### Dataset content

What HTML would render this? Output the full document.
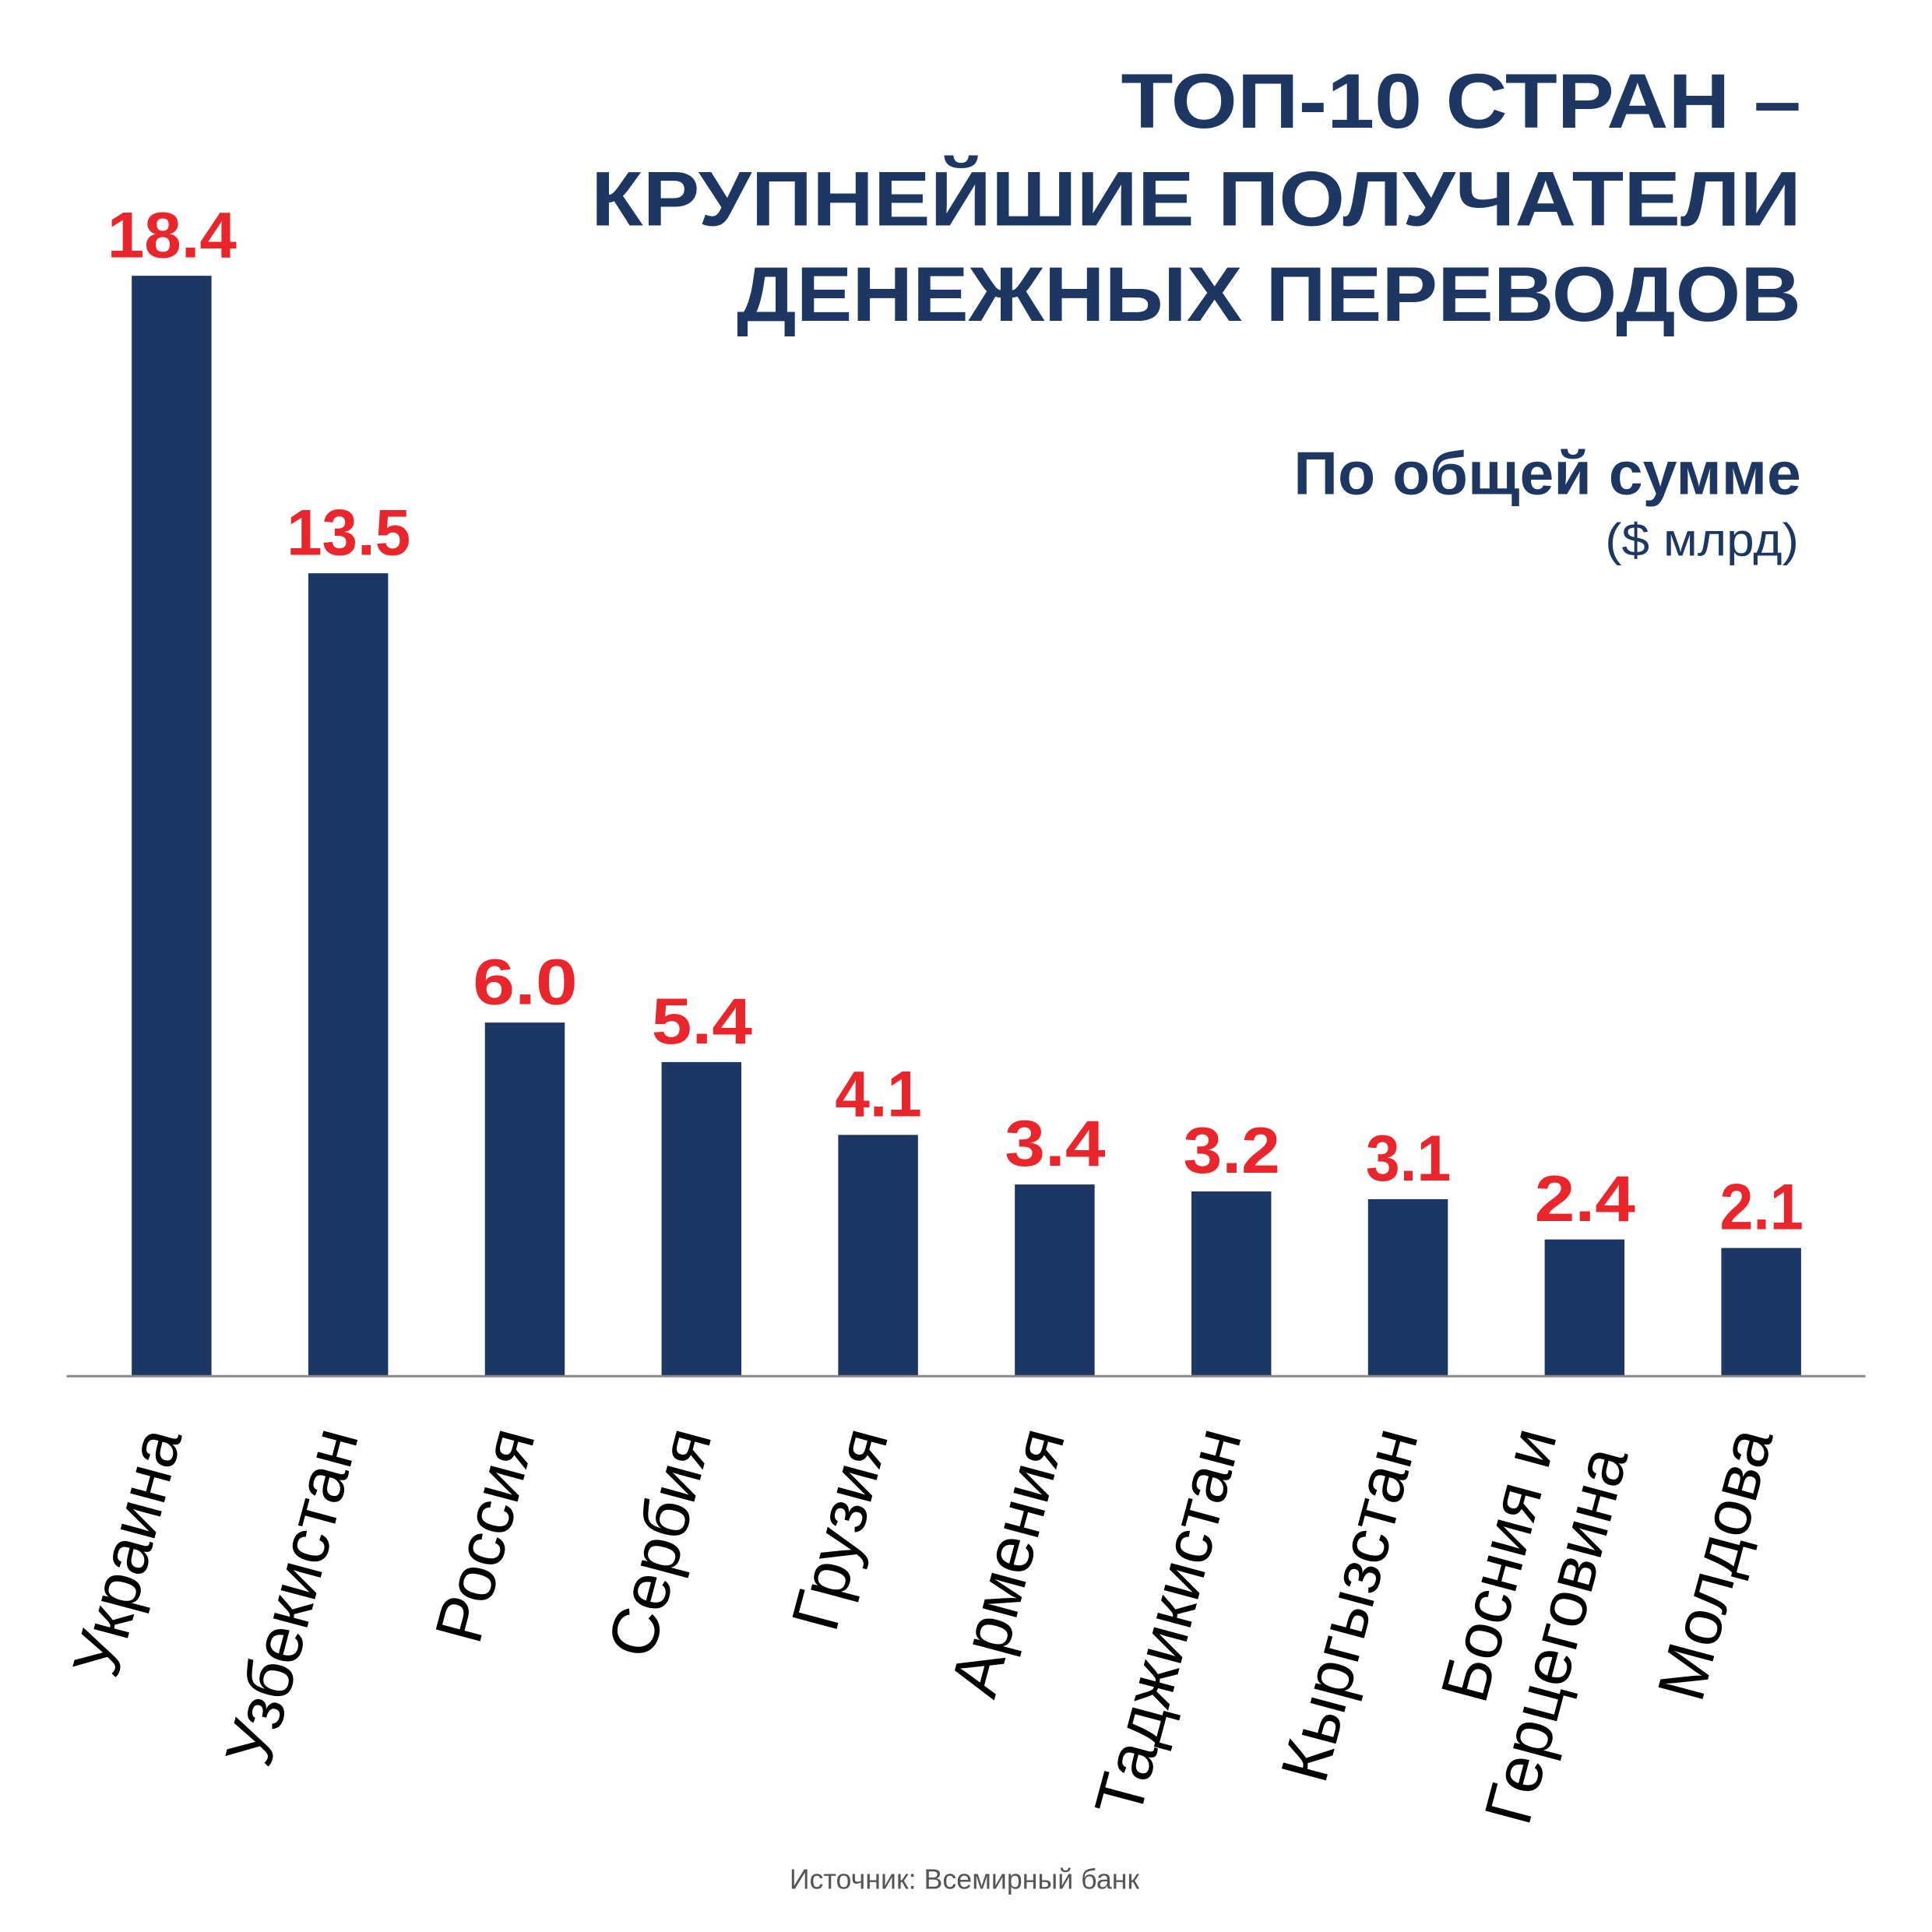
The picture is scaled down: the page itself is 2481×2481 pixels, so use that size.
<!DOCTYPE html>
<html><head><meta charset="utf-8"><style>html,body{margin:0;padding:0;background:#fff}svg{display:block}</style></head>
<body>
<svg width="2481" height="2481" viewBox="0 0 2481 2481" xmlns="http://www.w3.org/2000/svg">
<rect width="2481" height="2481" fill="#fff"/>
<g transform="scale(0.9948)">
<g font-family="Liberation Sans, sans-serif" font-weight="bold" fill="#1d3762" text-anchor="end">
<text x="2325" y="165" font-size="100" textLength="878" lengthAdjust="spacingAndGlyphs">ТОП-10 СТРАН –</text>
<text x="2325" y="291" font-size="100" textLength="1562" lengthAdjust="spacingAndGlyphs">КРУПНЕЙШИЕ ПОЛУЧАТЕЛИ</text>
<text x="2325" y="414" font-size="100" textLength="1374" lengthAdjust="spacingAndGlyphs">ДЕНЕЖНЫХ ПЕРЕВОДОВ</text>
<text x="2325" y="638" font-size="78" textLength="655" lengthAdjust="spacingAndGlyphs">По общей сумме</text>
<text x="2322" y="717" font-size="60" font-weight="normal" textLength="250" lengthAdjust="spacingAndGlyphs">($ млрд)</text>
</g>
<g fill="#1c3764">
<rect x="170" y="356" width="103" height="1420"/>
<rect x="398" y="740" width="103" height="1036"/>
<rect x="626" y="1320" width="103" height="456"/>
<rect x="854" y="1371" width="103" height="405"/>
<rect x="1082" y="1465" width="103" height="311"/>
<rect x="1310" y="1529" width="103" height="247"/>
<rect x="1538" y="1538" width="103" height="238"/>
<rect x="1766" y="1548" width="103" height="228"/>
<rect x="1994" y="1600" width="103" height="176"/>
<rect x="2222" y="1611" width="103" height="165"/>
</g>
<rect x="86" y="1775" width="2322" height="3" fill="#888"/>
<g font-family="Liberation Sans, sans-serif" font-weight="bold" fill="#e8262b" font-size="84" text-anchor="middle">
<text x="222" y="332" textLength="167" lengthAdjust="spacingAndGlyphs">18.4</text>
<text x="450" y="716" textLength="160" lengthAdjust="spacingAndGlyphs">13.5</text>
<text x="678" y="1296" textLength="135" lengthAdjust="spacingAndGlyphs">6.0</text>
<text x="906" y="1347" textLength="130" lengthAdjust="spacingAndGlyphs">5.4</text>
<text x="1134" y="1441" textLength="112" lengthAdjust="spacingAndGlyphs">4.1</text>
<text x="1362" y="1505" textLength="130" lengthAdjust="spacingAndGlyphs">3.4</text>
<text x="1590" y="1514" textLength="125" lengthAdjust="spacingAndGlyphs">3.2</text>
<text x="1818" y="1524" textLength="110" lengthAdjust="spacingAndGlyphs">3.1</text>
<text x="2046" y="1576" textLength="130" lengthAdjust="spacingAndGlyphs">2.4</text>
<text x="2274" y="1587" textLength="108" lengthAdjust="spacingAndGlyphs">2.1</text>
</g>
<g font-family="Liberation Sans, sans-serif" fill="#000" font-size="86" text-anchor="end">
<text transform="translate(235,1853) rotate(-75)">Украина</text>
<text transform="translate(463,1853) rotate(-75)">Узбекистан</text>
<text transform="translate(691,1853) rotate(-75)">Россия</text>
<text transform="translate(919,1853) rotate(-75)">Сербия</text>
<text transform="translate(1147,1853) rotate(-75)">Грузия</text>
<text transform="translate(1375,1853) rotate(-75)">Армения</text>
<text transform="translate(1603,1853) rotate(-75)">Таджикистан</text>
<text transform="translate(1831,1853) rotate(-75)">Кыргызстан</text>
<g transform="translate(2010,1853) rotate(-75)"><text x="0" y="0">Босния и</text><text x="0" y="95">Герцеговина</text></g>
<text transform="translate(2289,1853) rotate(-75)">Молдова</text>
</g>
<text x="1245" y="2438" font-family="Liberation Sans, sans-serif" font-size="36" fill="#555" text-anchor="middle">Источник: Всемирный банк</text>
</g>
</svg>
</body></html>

### Problem statement
Copy the data character for character, but drop all pictures from the copy.

### Solution to the exercise
What HTML would render this? Output the full document.
The picture is scaled down: the page itself is 2481×2481 pixels, so use that size.
<!DOCTYPE html>
<html><head><meta charset="utf-8"><style>html,body{margin:0;padding:0;background:#fff}svg{display:block}</style></head>
<body>
<svg width="2481" height="2481" viewBox="0 0 2481 2481" xmlns="http://www.w3.org/2000/svg">
<rect width="2481" height="2481" fill="#fff"/>
<g transform="scale(0.9948)">
<g font-family="Liberation Sans, sans-serif" font-weight="bold" fill="#1d3762" text-anchor="end">
<text x="2325" y="165" font-size="100" textLength="878" lengthAdjust="spacingAndGlyphs">ТОП-10 СТРАН –</text>
<text x="2325" y="291" font-size="100" textLength="1562" lengthAdjust="spacingAndGlyphs">КРУПНЕЙШИЕ ПОЛУЧАТЕЛИ</text>
<text x="2325" y="414" font-size="100" textLength="1374" lengthAdjust="spacingAndGlyphs">ДЕНЕЖНЫХ ПЕРЕВОДОВ</text>
<text x="2325" y="638" font-size="78" textLength="655" lengthAdjust="spacingAndGlyphs">По общей сумме</text>
<text x="2322" y="717" font-size="60" font-weight="normal" textLength="250" lengthAdjust="spacingAndGlyphs">($ млрд)</text>
</g>
<g fill="#1c3764">
<rect x="170" y="356" width="103" height="1420"/>
<rect x="398" y="740" width="103" height="1036"/>
<rect x="626" y="1320" width="103" height="456"/>
<rect x="854" y="1371" width="103" height="405"/>
<rect x="1082" y="1465" width="103" height="311"/>
<rect x="1310" y="1529" width="103" height="247"/>
<rect x="1538" y="1538" width="103" height="238"/>
<rect x="1766" y="1548" width="103" height="228"/>
<rect x="1994" y="1600" width="103" height="176"/>
<rect x="2222" y="1611" width="103" height="165"/>
</g>
<rect x="86" y="1775" width="2322" height="3" fill="#888"/>
<g font-family="Liberation Sans, sans-serif" font-weight="bold" fill="#e8262b" font-size="84" text-anchor="middle">
<text x="222" y="332" textLength="167" lengthAdjust="spacingAndGlyphs">18.4</text>
<text x="450" y="716" textLength="160" lengthAdjust="spacingAndGlyphs">13.5</text>
<text x="678" y="1296" textLength="135" lengthAdjust="spacingAndGlyphs">6.0</text>
<text x="906" y="1347" textLength="130" lengthAdjust="spacingAndGlyphs">5.4</text>
<text x="1134" y="1441" textLength="112" lengthAdjust="spacingAndGlyphs">4.1</text>
<text x="1362" y="1505" textLength="130" lengthAdjust="spacingAndGlyphs">3.4</text>
<text x="1590" y="1514" textLength="125" lengthAdjust="spacingAndGlyphs">3.2</text>
<text x="1818" y="1524" textLength="110" lengthAdjust="spacingAndGlyphs">3.1</text>
<text x="2046" y="1576" textLength="130" lengthAdjust="spacingAndGlyphs">2.4</text>
<text x="2274" y="1587" textLength="108" lengthAdjust="spacingAndGlyphs">2.1</text>
</g>
<g font-family="Liberation Sans, sans-serif" fill="#000" font-size="86" text-anchor="end">
<text transform="translate(235,1853) rotate(-75)">Украина</text>
<text transform="translate(463,1853) rotate(-75)">Узбекистан</text>
<text transform="translate(691,1853) rotate(-75)">Россия</text>
<text transform="translate(919,1853) rotate(-75)">Сербия</text>
<text transform="translate(1147,1853) rotate(-75)">Грузия</text>
<text transform="translate(1375,1853) rotate(-75)">Армения</text>
<text transform="translate(1603,1853) rotate(-75)">Таджикистан</text>
<text transform="translate(1831,1853) rotate(-75)">Кыргызстан</text>
<g transform="translate(2010,1853) rotate(-75)"><text x="0" y="0">Босния и</text><text x="0" y="95">Герцеговина</text></g>
<text transform="translate(2289,1853) rotate(-75)">Молдова</text>
</g>
<text x="1245" y="2438" font-family="Liberation Sans, sans-serif" font-size="36" fill="#555" text-anchor="middle">Источник: Всемирный банк</text>
</g>
</svg>
</body></html>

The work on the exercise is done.